Raw records:
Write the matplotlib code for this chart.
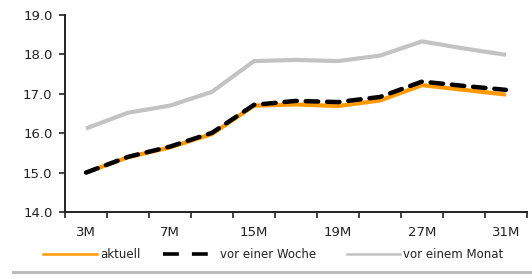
import matplotlib
matplotlib.use("Agg")
import matplotlib.pyplot as plt
from matplotlib.lines import Line2D

categories = ["3M", "5M", "7M", "11M", "15M", "17M", "19M", "23M", "27M", "29M", "31M"]
tick_labels = ["3M", "", "7M", "", "15M", "", "19M", "", "27M", "", "31M"]
aktuell = [15.0, 15.39, 15.64, 15.98, 16.70, 16.73, 16.69, 16.83, 17.22, 17.10, 16.98]
vor_einer_woche = [15.0, 15.40, 15.66, 16.01, 16.72, 16.82, 16.79, 16.92, 17.31, 17.20, 17.10]
vor_einem_monat = [16.12, 16.52, 16.70, 17.05, 17.83, 17.86, 17.83, 17.97, 18.33, 18.15, 17.99]
series_names = ["aktuell", "vor einer Woche", "vor einem Monat"]
yticks = [14.0, 15.0, 16.0, 17.0, 18.0, 19.0]

plt.rcParams['font.family'] = ['DejaVu Sans']

W, H = 532, 279
fig = plt.figure(figsize=(W / 100, H / 100), dpi=100)
ax = fig.add_axes([65 / W, 1 - 212 / H, (527 - 65) / W, (212 - 15) / H])

x = list(range(len(categories)))
orange = "#FF9900"
grey = "#C3C3C3"
txt = "#222222"
ax.plot(x, vor_einem_monat, color=grey, lw=3.0, solid_capstyle='butt', zorder=2)
ax.plot(x, aktuell, color=orange, lw=3.0, solid_capstyle='butt', zorder=3)
ax.plot(x, vor_einer_woche, color="black", lw=3.2, dashes=(2.8, 2.0),
        dash_capstyle='round', zorder=4)

ax.set_xlim(-0.5, len(categories) - 0.5)
ax.set_ylim(14.0, 19.0)

ax.set_yticks(yticks)
ax.set_yticklabels([f"{v:.1f}" for v in yticks])
ax.set_xticks([i - 0.5 for i in range(len(categories) + 1)])
ax.set_xticklabels([])
ax.set_xticks(x, minor=True)
ax.set_xticklabels(tick_labels, minor=True)
ax.tick_params(axis='x', which='minor', length=0, pad=10, labelsize=9.5, colors=txt)
ax.tick_params(axis='x', which='major', length=4, width=1.2, direction='out', color=txt)
ax.tick_params(axis='y', length=4, width=1.2, direction='out', pad=5, labelsize=9.5,
               color=txt, labelcolor=txt)

for s in ['top', 'right']:
    ax.spines[s].set_visible(False)
for s in ['left', 'bottom']:
    ax.spines[s].set_linewidth(1.4)
    ax.spines[s].set_color(txt)

# legend (manual placement)
ly = 1 - 254 / H
fig.add_artist(Line2D([43 / W, 97 / W], [ly, ly], color=orange, lw=1.8))
fig.text(100 / W, ly, series_names[0], fontsize=8.5, va='center', ha='left', color=txt)
fig.add_artist(Line2D([163 / W, 212 / W], [ly, ly], color='black', lw=2.6,
                      dashes=(4.4, 3.6)))
fig.text(220 / W, ly, series_names[1], fontsize=8.5, va='center', ha='left', color=txt)
fig.add_artist(Line2D([347 / W, 400 / W], [ly, ly], color=grey, lw=1.8))
fig.text(403 / W, ly, series_names[2], fontsize=8.5, va='center', ha='left', color=txt)

# bottom separator line
by = 1 - 272 / H
fig.add_artist(Line2D([13 / W, 1.0], [by, by], color='#BDBDBD', lw=2.2))

fig.savefig("out.png", dpi=100)
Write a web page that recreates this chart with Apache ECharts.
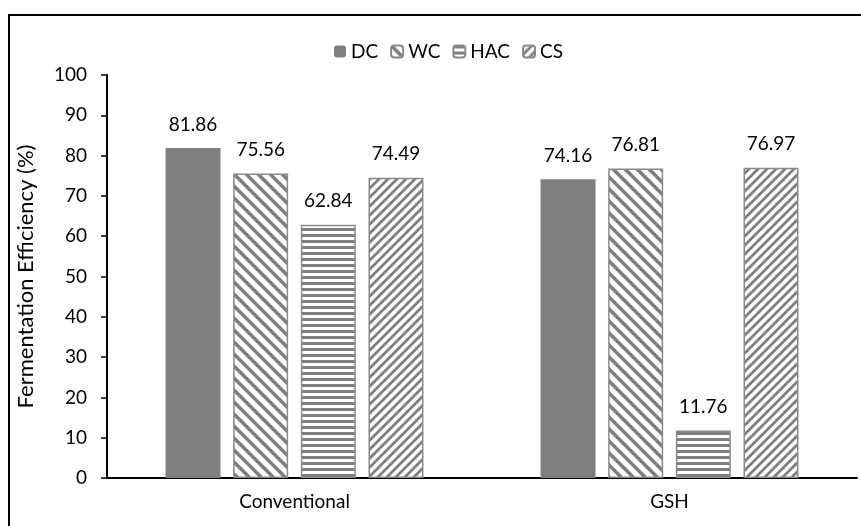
<!DOCTYPE html>
<html>
<head>
<meta charset="utf-8">
<script src="https://cdn.jsdelivr.net/npm/echarts@6/dist/echarts.min.js"></script>
<style>
  html, body { margin: 0; padding: 0; background: #fff; }
  #chart { width: 861px; height: 526px; }
</style>
</head>
<body>
<div id="chart"></div>
<script>
// Fermentation efficiency by pretreatment method
const categories = ['Conventional', 'GSH'];
const seriesNames = ['DC', 'WC', 'HAC', 'CS'];
const dcValues = [81.86, 74.16];
const wcValues = [75.56, 76.81];
const hacValues = [62.84, 11.76];
const csValues = [74.49, 76.97];
const yTicks = { min: 0, max: 100, interval: 10 };

const GRAY = '#7f7f7f';
const FONT = 'Lato';

// Hatch fills drawn on small tiles and repeated across the bars
function hatch(kind) {
  const size = kind === 'back' ? 12 : kind === 'fwd' ? 9 : 6;
  const c = document.createElement('canvas');
  c.width = size; c.height = size;
  const g = c.getContext('2d');
  g.fillStyle = '#fff';
  g.fillRect(0, 0, size, size);
  g.strokeStyle = GRAY;
  g.fillStyle = GRAY;
  if (kind === 'horiz') {
    g.fillRect(0, 0, size, 3);
  } else {
    g.lineWidth = kind === 'back' ? 3.6 : 2.8;
    g.beginPath();
    if (kind === 'back') {
      g.moveTo(-size, -size); g.lineTo(size, size);
      g.moveTo(0, -size); g.lineTo(size * 2, size);
      g.moveTo(-size, 0); g.lineTo(size, size * 2);
    } else {
      g.moveTo(-size, size); g.lineTo(size, -size);
      g.moveTo(0, size); g.lineTo(size, 0);
      g.moveTo(0, size * 2); g.lineTo(size * 2, 0);
    }
    g.stroke();
  }
  return { image: c, repeat: 'repeat' };
}

const fills = [GRAY, hatch('back'), hatch('horiz'), hatch('fwd')];
const values = [dcValues, wcValues, hacValues, csValues];

const chart = echarts.init(document.getElementById('chart'), null, { renderer: 'canvas' });

const series = seriesNames.map((name, i) => ({
  name,
  type: 'bar',
  data: values[i],
  barWidth: 55,
  barGap: '23%',
  itemStyle: {
    color: fills[i],
    borderColor: i === 0 ? GRAY : '#8a8a8a',
    borderWidth: i === 0 ? 0 : 1.5
  },
  label: {
    show: true,
    position: 'top',
    distance: 14,
    color: '#000',
    fontFamily: FONT,
    fontSize: 19,
    formatter: p => p.value.toFixed(2)
  }
}));

chart.setOption({
  animation: false,
  backgroundColor: '#fff',
  textStyle: { fontFamily: FONT },
  graphic: [{
    type: 'rect',
    shape: { x: 9, y: 15, width: 900, height: 600 },
    style: { fill: 'none', stroke: '#000', lineWidth: 2 },
    silent: true,
    z: 100
  }],
  legend: {
    data: seriesNames,
    left: 329,
    top: 37,
    itemWidth: 12,
    itemHeight: 12,
    itemGap: 12,
    textStyle: { fontFamily: FONT, fontSize: 19, color: '#000' }
  },
  grid: { left: 107, right: 4, top: 75, bottom: 48 },
  xAxis: {
    type: 'category',
    data: categories,
    axisLine: { lineStyle: { color: '#000', width: 2 } },
    axisTick: { show: false },
    axisLabel: { color: '#000', fontFamily: FONT, fontSize: 19, margin: 14 }
  },
  yAxis: {
    type: 'value',
    min: yTicks.min,
    max: yTicks.max,
    interval: yTicks.interval,
    name: 'Fermentation Efficiency (%)',
    nameLocation: 'middle',
    nameGap: 70,
    nameTextStyle: { color: '#000', fontFamily: FONT, fontSize: 22 },
    splitLine: { show: false },
    axisLine: { show: true, lineStyle: { color: '#000', width: 2 } },
    axisTick: { show: true, length: 6, lineStyle: { color: '#000', width: 1.5 } },
    axisLabel: { color: '#000', fontFamily: FONT, fontSize: 19, margin: 20 }
  },
  series
});
</script>
</body>
</html>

- GIVEN INSTRUCTION
Could the lines from the top of the material through the line with "ax = fig.add_axes([65" be repeated exactly, pictures left out?

- SOLVED EXERCISE
Write the matplotlib code for this chart.
import matplotlib
matplotlib.use("Agg")
import matplotlib.pyplot as plt
from matplotlib.lines import Line2D

categories = ["3M", "5M", "7M", "11M", "15M", "17M", "19M", "23M", "27M", "29M", "31M"]
tick_labels = ["3M", "", "7M", "", "15M", "", "19M", "", "27M", "", "31M"]
aktuell = [15.0, 15.39, 15.64, 15.98, 16.70, 16.73, 16.69, 16.83, 17.22, 17.10, 16.98]
vor_einer_woche = [15.0, 15.40, 15.66, 16.01, 16.72, 16.82, 16.79, 16.92, 17.31, 17.20, 17.10]
vor_einem_monat = [16.12, 16.52, 16.70, 17.05, 17.83, 17.86, 17.83, 17.97, 18.33, 18.15, 17.99]
series_names = ["aktuell", "vor einer Woche", "vor einem Monat"]
yticks = [14.0, 15.0, 16.0, 17.0, 18.0, 19.0]

plt.rcParams['font.family'] = ['DejaVu Sans']

W, H = 532, 279
fig = plt.figure(figsize=(W / 100, H / 100), dpi=100)
ax = fig.add_axes([65 / W, 1 - 212 / H, (527 - 65) / W, (212 - 15) / H])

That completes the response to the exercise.